BLOOM'S TAXONOMY OF EDUCATIONAL OBJECTIVES
IN THE COGNITIVE DOMAIN

(Originally published 1954; transcribed and annotated by John Cross for LBST 499)

Notes: These objectives are listed in order of increasing difficulty. The objectives in each class are likely to make use of and be built on behaviors in the preceding classes. People often consider the goal of education to be "acquiring facts," particularly at the undergraduate level. Bloom's Taxonomy articulates a broader vision that is even more pertinent fifty years after it was published. When people want facts, they have the power of the Internet readily at hand. A university education should demand higher level intellectual skills to deal with the complexity of real problems.

KNOWLEDGE

1) Knowledge (or Awareness) - The ability to remember, or bring to mind appropriate facts and concepts. The ability to demonstrate knowledge may be acquired by rote drill. Knowledge may be measured by recall, recognition, reconstruction, identification, correction, or completion.
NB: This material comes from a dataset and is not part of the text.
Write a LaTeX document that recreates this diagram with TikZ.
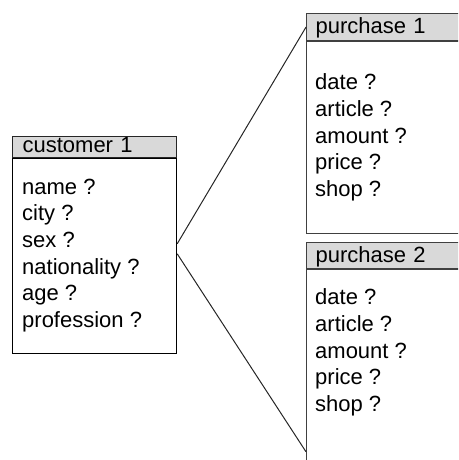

The ability to retrieve facts from external sources, such as reference books or computer databases, is a related skill. The following five cognitive behavioral goals each build upon the previous behaviors in a hierarchical manner.

INTELLECTUAL ABILITIES AND SKILLS

2) Comprehension - The ability to understand what is being communicated and make use of it by relating the basic idea to other ideas of seeing its fullest meaning. Requires knowledge of facts, principles, and conditions. Attained by replication, lecture-recitation, paraphrasing, and other activities.

3) Application - The ability to use ideas, principles, etc., in discrete and particular situations. Concrete examples lead to the acquisition of this level of cognitive behavior in a knowledge domain. "Practicum," which is practice, or internship, are further appropriate activities for invoking this level of cognitive behavior. Application requires comprehension, which requires knowledge, which illustrates the hierarchical nature of Bloom's taxonomy.

4) Analysis - The ability to break down a communication into constituent parts to make the organization of ideas clear. Typical behaviors: interpretation, guided discovery, convergent examination.

5) Synthesis - The ability to put together parts and elements into a unified whole, or organize and construct a new concept.

6) Evaluation - The ability to judge the value of ideas, methods, procedures, algorithms, etc., using appropriate strategies. Behaviors include divergence, examination, and inquiry by discovery.